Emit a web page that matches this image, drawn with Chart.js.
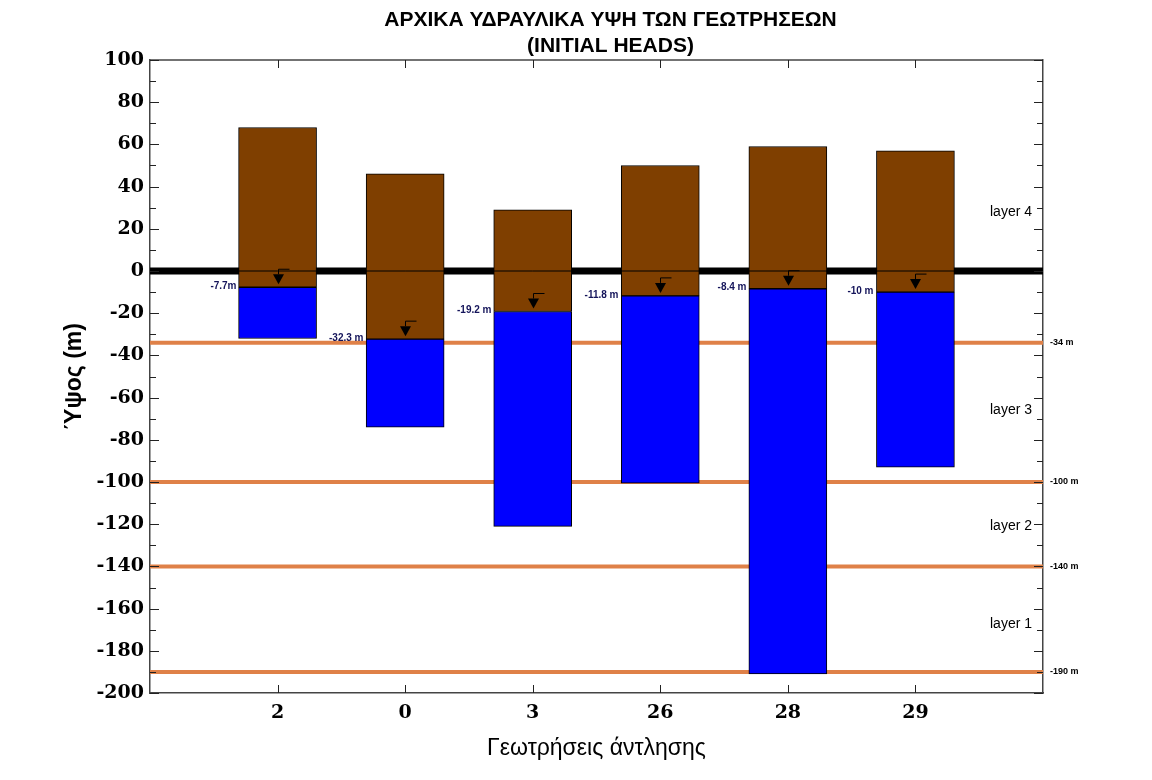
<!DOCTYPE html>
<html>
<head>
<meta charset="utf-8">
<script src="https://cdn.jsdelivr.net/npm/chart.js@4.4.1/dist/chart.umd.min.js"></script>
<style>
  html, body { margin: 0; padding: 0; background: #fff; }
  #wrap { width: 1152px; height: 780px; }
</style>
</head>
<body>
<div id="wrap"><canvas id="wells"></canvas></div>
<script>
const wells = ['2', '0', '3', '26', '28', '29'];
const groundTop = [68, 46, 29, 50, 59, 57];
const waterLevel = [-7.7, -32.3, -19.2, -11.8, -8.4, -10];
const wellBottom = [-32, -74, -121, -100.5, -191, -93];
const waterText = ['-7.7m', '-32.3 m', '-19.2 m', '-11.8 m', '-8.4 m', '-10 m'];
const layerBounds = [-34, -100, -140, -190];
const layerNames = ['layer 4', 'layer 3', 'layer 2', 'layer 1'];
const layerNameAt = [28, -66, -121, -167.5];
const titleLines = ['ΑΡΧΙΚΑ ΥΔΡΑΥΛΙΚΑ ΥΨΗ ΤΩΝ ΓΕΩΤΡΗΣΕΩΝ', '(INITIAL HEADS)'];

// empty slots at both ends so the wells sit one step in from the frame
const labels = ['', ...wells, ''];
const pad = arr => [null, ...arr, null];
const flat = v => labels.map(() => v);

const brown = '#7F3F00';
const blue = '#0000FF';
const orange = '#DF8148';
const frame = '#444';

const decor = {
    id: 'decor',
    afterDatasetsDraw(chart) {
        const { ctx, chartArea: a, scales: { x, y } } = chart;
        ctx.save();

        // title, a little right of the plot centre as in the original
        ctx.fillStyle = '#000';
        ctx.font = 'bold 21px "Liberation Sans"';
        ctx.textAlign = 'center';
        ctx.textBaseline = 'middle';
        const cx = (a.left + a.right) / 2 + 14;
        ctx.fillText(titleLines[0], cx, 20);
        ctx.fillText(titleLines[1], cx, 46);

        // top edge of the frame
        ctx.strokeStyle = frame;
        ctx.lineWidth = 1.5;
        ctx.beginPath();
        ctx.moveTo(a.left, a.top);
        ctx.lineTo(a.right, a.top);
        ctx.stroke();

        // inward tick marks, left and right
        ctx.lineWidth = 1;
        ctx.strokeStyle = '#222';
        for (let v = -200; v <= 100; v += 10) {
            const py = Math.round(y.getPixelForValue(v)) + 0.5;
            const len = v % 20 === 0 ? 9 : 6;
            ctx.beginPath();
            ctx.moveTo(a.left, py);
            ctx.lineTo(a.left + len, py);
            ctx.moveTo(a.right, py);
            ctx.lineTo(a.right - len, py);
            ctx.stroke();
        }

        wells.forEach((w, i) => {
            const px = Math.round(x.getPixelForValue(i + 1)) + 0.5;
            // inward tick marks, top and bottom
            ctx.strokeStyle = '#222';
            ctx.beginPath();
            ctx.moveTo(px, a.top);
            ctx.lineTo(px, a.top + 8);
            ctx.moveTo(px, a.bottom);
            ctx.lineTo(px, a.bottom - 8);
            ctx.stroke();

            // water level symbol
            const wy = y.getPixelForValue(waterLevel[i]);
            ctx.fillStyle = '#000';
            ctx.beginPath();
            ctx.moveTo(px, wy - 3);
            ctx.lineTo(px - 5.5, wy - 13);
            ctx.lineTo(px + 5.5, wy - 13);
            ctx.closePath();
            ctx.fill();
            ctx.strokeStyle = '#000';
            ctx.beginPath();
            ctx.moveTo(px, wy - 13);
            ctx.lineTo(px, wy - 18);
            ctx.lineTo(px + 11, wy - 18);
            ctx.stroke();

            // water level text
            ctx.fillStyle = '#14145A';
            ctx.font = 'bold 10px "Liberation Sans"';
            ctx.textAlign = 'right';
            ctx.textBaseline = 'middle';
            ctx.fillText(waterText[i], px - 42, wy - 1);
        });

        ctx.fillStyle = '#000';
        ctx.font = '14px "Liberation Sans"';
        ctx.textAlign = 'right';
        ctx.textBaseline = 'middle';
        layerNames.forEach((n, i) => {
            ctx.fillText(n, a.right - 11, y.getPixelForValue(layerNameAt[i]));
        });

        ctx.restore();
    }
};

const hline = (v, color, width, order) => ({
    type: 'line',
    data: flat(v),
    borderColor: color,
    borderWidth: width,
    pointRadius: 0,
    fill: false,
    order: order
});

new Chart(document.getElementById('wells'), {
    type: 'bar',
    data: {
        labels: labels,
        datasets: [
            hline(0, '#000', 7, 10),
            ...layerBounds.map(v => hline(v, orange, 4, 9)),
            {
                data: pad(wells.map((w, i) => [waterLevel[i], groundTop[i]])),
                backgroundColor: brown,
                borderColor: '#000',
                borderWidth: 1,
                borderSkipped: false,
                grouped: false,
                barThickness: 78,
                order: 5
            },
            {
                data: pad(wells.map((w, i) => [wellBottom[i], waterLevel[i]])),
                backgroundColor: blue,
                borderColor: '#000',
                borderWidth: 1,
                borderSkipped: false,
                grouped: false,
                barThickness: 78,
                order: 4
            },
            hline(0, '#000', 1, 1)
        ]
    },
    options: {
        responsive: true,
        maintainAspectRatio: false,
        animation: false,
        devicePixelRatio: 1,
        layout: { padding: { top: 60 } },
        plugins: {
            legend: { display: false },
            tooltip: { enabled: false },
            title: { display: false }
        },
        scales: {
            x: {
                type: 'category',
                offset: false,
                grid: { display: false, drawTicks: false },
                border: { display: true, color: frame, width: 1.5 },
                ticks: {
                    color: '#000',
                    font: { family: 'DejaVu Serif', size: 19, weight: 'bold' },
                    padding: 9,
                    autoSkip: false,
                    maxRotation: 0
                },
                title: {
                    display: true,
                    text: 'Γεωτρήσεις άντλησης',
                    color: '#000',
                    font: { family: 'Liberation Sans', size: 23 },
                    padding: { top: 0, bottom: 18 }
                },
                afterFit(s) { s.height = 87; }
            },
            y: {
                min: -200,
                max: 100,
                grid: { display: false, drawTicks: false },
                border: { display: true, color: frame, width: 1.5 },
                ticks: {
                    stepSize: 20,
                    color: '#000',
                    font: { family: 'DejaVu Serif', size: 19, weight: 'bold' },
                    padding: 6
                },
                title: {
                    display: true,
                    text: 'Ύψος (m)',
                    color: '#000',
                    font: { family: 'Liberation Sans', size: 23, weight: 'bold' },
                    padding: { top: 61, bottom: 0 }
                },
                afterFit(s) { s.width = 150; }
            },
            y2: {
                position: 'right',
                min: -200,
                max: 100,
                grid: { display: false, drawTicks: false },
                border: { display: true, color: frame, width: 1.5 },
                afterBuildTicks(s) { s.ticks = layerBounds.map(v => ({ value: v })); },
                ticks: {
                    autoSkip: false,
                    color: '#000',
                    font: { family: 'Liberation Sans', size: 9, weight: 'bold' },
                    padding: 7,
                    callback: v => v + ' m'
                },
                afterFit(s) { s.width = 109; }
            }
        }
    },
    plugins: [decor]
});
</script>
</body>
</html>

● **REQUIREMENTS**
Copy each line above precisely, dropping the pictures.

● **FINISHED EXERCISE**
Emit a web page that matches this image, drawn with Chart.js.
<!DOCTYPE html>
<html>
<head>
<meta charset="utf-8">
<script src="https://cdn.jsdelivr.net/npm/chart.js@4.4.1/dist/chart.umd.min.js"></script>
<style>
  html, body { margin: 0; padding: 0; background: #fff; }
  #wrap { width: 1152px; height: 780px; }
</style>
</head>
<body>
<div id="wrap"><canvas id="wells"></canvas></div>
<script>
const wells = ['2', '0', '3', '26', '28', '29'];
const groundTop = [68, 46, 29, 50, 59, 57];
const waterLevel = [-7.7, -32.3, -19.2, -11.8, -8.4, -10];
const wellBottom = [-32, -74, -121, -100.5, -191, -93];
const waterText = ['-7.7m', '-32.3 m', '-19.2 m', '-11.8 m', '-8.4 m', '-10 m'];
const layerBounds = [-34, -100, -140, -190];
const layerNames = ['layer 4', 'layer 3', 'layer 2', 'layer 1'];
const layerNameAt = [28, -66, -121, -167.5];
const titleLines = ['ΑΡΧΙΚΑ ΥΔΡΑΥΛΙΚΑ ΥΨΗ ΤΩΝ ΓΕΩΤΡΗΣΕΩΝ', '(INITIAL HEADS)'];

// empty slots at both ends so the wells sit one step in from the frame
const labels = ['', ...wells, ''];
const pad = arr => [null, ...arr, null];
const flat = v => labels.map(() => v);

const brown = '#7F3F00';
const blue = '#0000FF';
const orange = '#DF8148';
const frame = '#444';

const decor = {
    id: 'decor',
    afterDatasetsDraw(chart) {
        const { ctx, chartArea: a, scales: { x, y } } = chart;
        ctx.save();

        // title, a little right of the plot centre as in the original
        ctx.fillStyle = '#000';
        ctx.font = 'bold 21px "Liberation Sans"';
        ctx.textAlign = 'center';
        ctx.textBaseline = 'middle';
        const cx = (a.left + a.right) / 2 + 14;
        ctx.fillText(titleLines[0], cx, 20);
        ctx.fillText(titleLines[1], cx, 46);

        // top edge of the frame
        ctx.strokeStyle = frame;
        ctx.lineWidth = 1.5;
        ctx.beginPath();
        ctx.moveTo(a.left, a.top);
        ctx.lineTo(a.right, a.top);
        ctx.stroke();

        // inward tick marks, left and right
        ctx.lineWidth = 1;
        ctx.strokeStyle = '#222';
        for (let v = -200; v <= 100; v += 10) {
            const py = Math.round(y.getPixelForValue(v)) + 0.5;
            const len = v % 20 === 0 ? 9 : 6;
            ctx.beginPath();
            ctx.moveTo(a.left, py);
            ctx.lineTo(a.left + len, py);
            ctx.moveTo(a.right, py);
            ctx.lineTo(a.right - len, py);
            ctx.stroke();
        }

        wells.forEach((w, i) => {
            const px = Math.round(x.getPixelForValue(i + 1)) + 0.5;
            // inward tick marks, top and bottom
            ctx.strokeStyle = '#222';
            ctx.beginPath();
            ctx.moveTo(px, a.top);
            ctx.lineTo(px, a.top + 8);
            ctx.moveTo(px, a.bottom);
            ctx.lineTo(px, a.bottom - 8);
            ctx.stroke();

            // water level symbol
            const wy = y.getPixelForValue(waterLevel[i]);
            ctx.fillStyle = '#000';
            ctx.beginPath();
            ctx.moveTo(px, wy - 3);
            ctx.lineTo(px - 5.5, wy - 13);
            ctx.lineTo(px + 5.5, wy - 13);
            ctx.closePath();
            ctx.fill();
            ctx.strokeStyle = '#000';
            ctx.beginPath();
            ctx.moveTo(px, wy - 13);
            ctx.lineTo(px, wy - 18);
            ctx.lineTo(px + 11, wy - 18);
            ctx.stroke();

            // water level text
            ctx.fillStyle = '#14145A';
            ctx.font = 'bold 10px "Liberation Sans"';
            ctx.textAlign = 'right';
            ctx.textBaseline = 'middle';
            ctx.fillText(waterText[i], px - 42, wy - 1);
        });

        ctx.fillStyle = '#000';
        ctx.font = '14px "Liberation Sans"';
        ctx.textAlign = 'right';
        ctx.textBaseline = 'middle';
        layerNames.forEach((n, i) => {
            ctx.fillText(n, a.right - 11, y.getPixelForValue(layerNameAt[i]));
        });

        ctx.restore();
    }
};

const hline = (v, color, width, order) => ({
    type: 'line',
    data: flat(v),
    borderColor: color,
    borderWidth: width,
    pointRadius: 0,
    fill: false,
    order: order
});

new Chart(document.getElementById('wells'), {
    type: 'bar',
    data: {
        labels: labels,
        datasets: [
            hline(0, '#000', 7, 10),
            ...layerBounds.map(v => hline(v, orange, 4, 9)),
            {
                data: pad(wells.map((w, i) => [waterLevel[i], groundTop[i]])),
                backgroundColor: brown,
                borderColor: '#000',
                borderWidth: 1,
                borderSkipped: false,
                grouped: false,
                barThickness: 78,
                order: 5
            },
            {
                data: pad(wells.map((w, i) => [wellBottom[i], waterLevel[i]])),
                backgroundColor: blue,
                borderColor: '#000',
                borderWidth: 1,
                borderSkipped: false,
                grouped: false,
                barThickness: 78,
                order: 4
            },
            hline(0, '#000', 1, 1)
        ]
    },
    options: {
        responsive: true,
        maintainAspectRatio: false,
        animation: false,
        devicePixelRatio: 1,
        layout: { padding: { top: 60 } },
        plugins: {
            legend: { display: false },
            tooltip: { enabled: false },
            title: { display: false }
        },
        scales: {
            x: {
                type: 'category',
                offset: false,
                grid: { display: false, drawTicks: false },
                border: { display: true, color: frame, width: 1.5 },
                ticks: {
                    color: '#000',
                    font: { family: 'DejaVu Serif', size: 19, weight: 'bold' },
                    padding: 9,
                    autoSkip: false,
                    maxRotation: 0
                },
                title: {
                    display: true,
                    text: 'Γεωτρήσεις άντλησης',
                    color: '#000',
                    font: { family: 'Liberation Sans', size: 23 },
                    padding: { top: 0, bottom: 18 }
                },
                afterFit(s) { s.height = 87; }
            },
            y: {
                min: -200,
                max: 100,
                grid: { display: false, drawTicks: false },
                border: { display: true, color: frame, width: 1.5 },
                ticks: {
                    stepSize: 20,
                    color: '#000',
                    font: { family: 'DejaVu Serif', size: 19, weight: 'bold' },
                    padding: 6
                },
                title: {
                    display: true,
                    text: 'Ύψος (m)',
                    color: '#000',
                    font: { family: 'Liberation Sans', size: 23, weight: 'bold' },
                    padding: { top: 61, bottom: 0 }
                },
                afterFit(s) { s.width = 150; }
            },
            y2: {
                position: 'right',
                min: -200,
                max: 100,
                grid: { display: false, drawTicks: false },
                border: { display: true, color: frame, width: 1.5 },
                afterBuildTicks(s) { s.ticks = layerBounds.map(v => ({ value: v })); },
                ticks: {
                    autoSkip: false,
                    color: '#000',
                    font: { family: 'Liberation Sans', size: 9, weight: 'bold' },
                    padding: 7,
                    callback: v => v + ' m'
                },
                afterFit(s) { s.width = 109; }
            }
        }
    },
    plugins: [decor]
});
</script>
</body>
</html>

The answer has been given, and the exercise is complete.